I’m important we all remember the rainforests and acknowledge their role on this planet with us. We’ve all heard of the “butterfly effect,” right? The butterfly effect is when one small change in a complex system can make a huge difference somewhere else. Well, destroying our land and other species at unprecedented rates will surely impact the us all in some way; and it won’t be good.
The best way to help save the rainforests is to make it financially beneficial to do so. From buying recycled paper to using less paper; from eating less meat to spreading awareness, we are all doing our part. One of the best things we can do to save the rainforests are to buy foods and herbs from the rainforests, such as cacao, acai berry, and pau d’ arco.

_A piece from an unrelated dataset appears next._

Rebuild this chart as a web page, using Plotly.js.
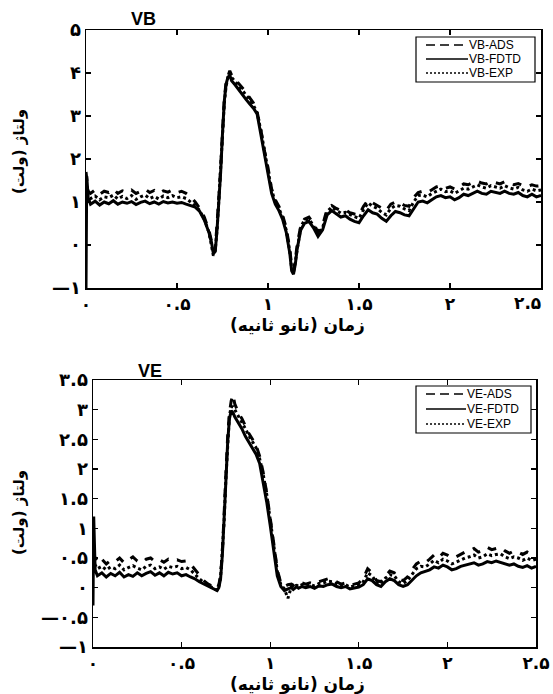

- The rainforests are one of our most precious resources that took tens of thousands of years to develop.
- Commonly referred to as the “lungs of the Earth,” the rainforests purify and produce oxygen for us.
- Rainforests have the most biodiversity of all places on earth. They’re a habitat for more than half of all species, including human tribes.
- More than any other place, the rainforests is likely to hold the keys to the medicines of the future.
- At our current rate of destruction, the rainforests may be all gone in less than 40 years.
- Save the rainforest by refusing to buy rainforest paper and meat; instead buy rainforest foods and herbs.